Rui Gaudêncio

Bolinha vermelha para mães sensíveis

A imprensa escrita devia ter bolinha vermelha. Colocada no canto superior direito da notícia. Bastava recorrer a este símbolo gráfico, universal e sem direitos exclusivos, para alertar que determinada notícia poderia ferir a susceptibilidade de leitores mais sensíveis. É certo que alguns jornais abusariam da tinta vermelha.

Senhores directores! Pelo amor das vossas mães, pela saúde cardíaca de muitas mães, coloquem a bolinha vermelha quando publicarem notícias sobre maus tratos a crianças. Para assinalar que a leitura não é apropriada a mães sensíveis, passo a redundância.

É que há mães, como eu, que são mães há pouco mais de um ano; o que significa que não somos mães-adultas. Não atingimos a maturidade maternal para ler coisas que nos fazem doer os olhos. Um alfinete, ali espetadinho sem pré-aviso, que nos desvia o olhar maternal para outros bebés que estão em apuros. Porque os nossos estão a salvo.

“Se a incomoda, não leia” – diriam com toda a razão. Parei de ler a notícia. No terceiro parágrafo, desliguei o computador e fui deitar-me. Só que quem lê, fica a saber. E quem sabe, não pode esquecer que sabe que há uma menina de dois anos que tinha peladas na cabeça porque o miserável do namorado da mãe lhe arrancava cabelos.

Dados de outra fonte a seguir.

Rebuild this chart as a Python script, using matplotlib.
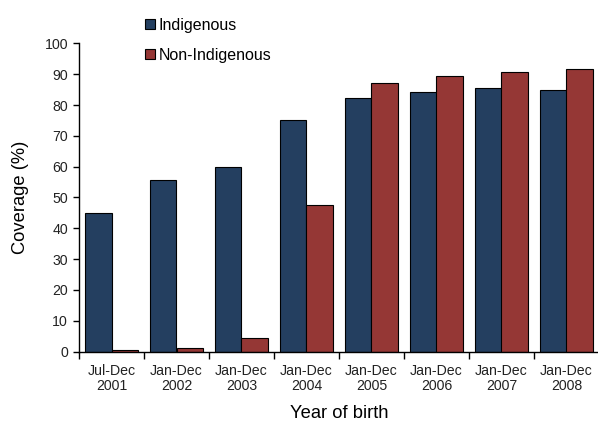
import matplotlib
matplotlib.use("Agg")
import matplotlib.pyplot as plt
import numpy as np
from matplotlib.patches import Patch

plt.rcParams['font.family'] = ['Liberation Sans', 'DejaVu Sans']

categories = ["Jul-Dec\n2001", "Jan-Dec\n2002", "Jan-Dec\n2003", "Jan-Dec\n2004",
              "Jan-Dec\n2005", "Jan-Dec\n2006", "Jan-Dec\n2007", "Jan-Dec\n2008"]
indigenous = [45.1, 55.6, 60.0, 75.3, 82.2, 84.1, 85.4, 84.9]
non_indigenous = [0.6, 1.1, 4.4, 47.7, 87.1, 89.3, 90.8, 91.8]

c_ind = "#243F60"
c_non = "#953735"

fig = plt.figure(figsize=(5.98, 4.23), dpi=100)
ax = fig.add_axes([79/598, (423-351.5)/423, 520/598, 308/423])

x = np.arange(len(categories))
w = 0.408
ax.bar(x - w/2, indigenous, w, color=c_ind, edgecolor="black", linewidth=0.8)
ax.bar(x + w/2, non_indigenous, w, color=c_non, edgecolor="black", linewidth=0.8)

ax.set_xlim(-0.5, len(categories) - 0.5)
ax.set_ylim(0, 100)
ax.set_yticks(range(0, 101, 10))
ax.set_xticks(x)
ax.set_xticklabels(categories, fontsize=10.2, color="#222222", linespacing=1.05)
ax.set_xticks(np.arange(-0.5, len(categories) - 0.4, 1), minor=True)
ax.tick_params(axis="x", which="major", length=0, pad=9)
ax.tick_params(axis="x", which="minor", length=5, width=1, direction="out")
ax.tick_params(axis="y", length=4, width=1, direction="out", labelsize=10.2, labelcolor="#222222", pad=4)

for s in ["top", "right"]:
    ax.spines[s].set_visible(False)
for s in ["left", "bottom"]:
    ax.spines[s].set_linewidth(1)

ax.set_ylabel("Coverage (%)", fontsize=13.2, labelpad=11)
ax.set_xlabel("Year of birth", fontsize=13.2, labelpad=9)

handles = [Patch(facecolor=c_ind, edgecolor="black", linewidth=0.8, label="Indigenous"),
           Patch(facecolor=c_non, edgecolor="black", linewidth=0.8, label="Non-Indigenous")]
fig.legend(handles=handles, loc="upper left", bbox_to_anchor=(145/598, 1 - 18/423),
           frameon=False, fontsize=11.5, handlelength=0.6, handleheight=0.6,
           handletextpad=0.25, labelspacing=0.92, borderpad=0, borderaxespad=0)

fig.savefig("out.png", dpi=100)
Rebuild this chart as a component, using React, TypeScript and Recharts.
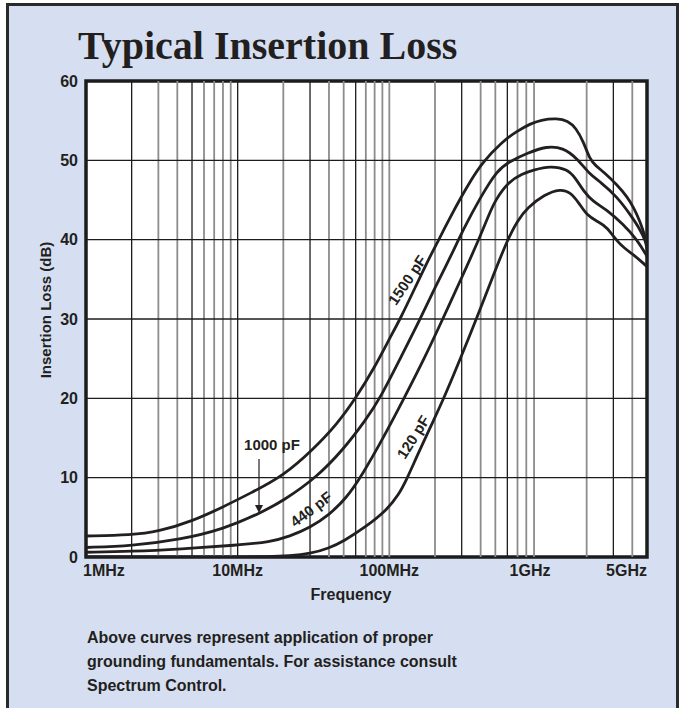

A estes animais tatuava-lhes a tal bolinha vermelha no lado direito da testa. Para serem identificados como adultos perigosos. Não, não podemos proteger todas as crianças do mundo nem abater todos os animais que as mordem. Por isso, quando lemos estas notícias malvadas, encolhemo-nos e tratamos de puxar os nossos filhos para debaixo das saias como se, ali, estivessem seguros.

Mas os perigos vivem também em casa. As mães sentem-se perseguidas pela imprevisibilidade de algum acidente acontecer aos seus filhos, mesmo debaixo do seu nariz. Receiam escadas, janelas e portas abertas, móveis pontiagudos, detergentes à mão de semear e pequenos objectos não identificados que possam ser engolidos. À noite têm pesadelos com a mais ínfima casualidade que possa gerar um segundo de negligência que resulte numa eterna auto-punição. Preocupam-se com toda a potencial matéria que possa ser perigosa para os seus filhos. Só não contam com a matéria humana que definha num namorado, tio ou vizinha.

Acontece que ser mãe é, inevitavelmente, mais do que ser “a mãe do seu filho”.

Quando as mulheres dão à luz, passam a ter uma criança sua e ganham a certeza absoluta do que é ser criança. Confirmam, diariamente, que a inocência existe mesmo. É por isso que perante crianças expostas nos jornais pela aniquilação dos seus direitos a serem bem tratadas, qualquer mãe – tenho a certeza – sente um bocadinho vontade de ter sido mãe dessa criança. E pode sonhar, por instantes, que essa criança afinal era sua e feliz. A existirem outras dimensões de realidades paralelas, este sonho seria maravilhosamente real.